▶ _What you have to do_: Scan the data below and report how many lines include the word "this". Nothing else is wanted.

▶ _Given data_:
# # # # # # #

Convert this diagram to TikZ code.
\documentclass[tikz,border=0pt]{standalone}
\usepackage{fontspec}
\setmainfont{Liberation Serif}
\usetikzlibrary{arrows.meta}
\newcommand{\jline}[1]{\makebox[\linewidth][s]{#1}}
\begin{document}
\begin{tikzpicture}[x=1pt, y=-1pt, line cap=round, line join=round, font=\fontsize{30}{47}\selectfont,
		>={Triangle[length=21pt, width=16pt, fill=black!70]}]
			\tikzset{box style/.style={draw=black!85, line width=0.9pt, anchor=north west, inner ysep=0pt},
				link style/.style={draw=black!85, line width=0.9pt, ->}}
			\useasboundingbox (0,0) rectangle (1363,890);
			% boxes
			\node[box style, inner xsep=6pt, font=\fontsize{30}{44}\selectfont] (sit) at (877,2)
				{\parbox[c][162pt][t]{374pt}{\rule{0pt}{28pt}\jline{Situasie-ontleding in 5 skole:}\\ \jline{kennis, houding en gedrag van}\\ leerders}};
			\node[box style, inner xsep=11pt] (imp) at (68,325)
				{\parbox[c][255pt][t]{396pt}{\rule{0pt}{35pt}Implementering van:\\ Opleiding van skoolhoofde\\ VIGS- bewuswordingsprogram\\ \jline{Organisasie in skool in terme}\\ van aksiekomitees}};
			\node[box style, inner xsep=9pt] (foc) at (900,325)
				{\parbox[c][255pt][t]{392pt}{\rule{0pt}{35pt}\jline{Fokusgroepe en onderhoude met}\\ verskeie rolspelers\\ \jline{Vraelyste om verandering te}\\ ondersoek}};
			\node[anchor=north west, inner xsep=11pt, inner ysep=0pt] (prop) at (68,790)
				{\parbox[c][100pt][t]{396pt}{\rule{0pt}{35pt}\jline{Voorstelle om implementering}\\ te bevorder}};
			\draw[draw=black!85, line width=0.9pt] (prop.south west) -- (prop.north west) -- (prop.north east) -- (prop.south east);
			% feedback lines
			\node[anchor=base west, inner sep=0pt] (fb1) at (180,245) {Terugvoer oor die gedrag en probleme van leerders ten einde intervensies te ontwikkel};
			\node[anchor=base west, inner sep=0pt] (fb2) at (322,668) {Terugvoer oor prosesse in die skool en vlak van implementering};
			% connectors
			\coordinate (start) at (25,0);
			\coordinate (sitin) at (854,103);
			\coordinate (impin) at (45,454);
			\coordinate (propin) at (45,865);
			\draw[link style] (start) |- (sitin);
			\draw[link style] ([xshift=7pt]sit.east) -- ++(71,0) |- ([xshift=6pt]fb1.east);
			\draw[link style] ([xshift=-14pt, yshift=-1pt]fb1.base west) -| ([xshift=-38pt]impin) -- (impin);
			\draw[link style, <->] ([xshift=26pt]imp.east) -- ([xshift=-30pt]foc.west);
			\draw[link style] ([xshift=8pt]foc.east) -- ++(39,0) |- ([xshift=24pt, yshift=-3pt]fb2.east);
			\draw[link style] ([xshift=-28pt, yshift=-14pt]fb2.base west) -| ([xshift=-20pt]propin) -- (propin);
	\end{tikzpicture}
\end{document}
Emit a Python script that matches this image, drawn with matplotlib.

# # # # # # #

▶ _Solution_: 2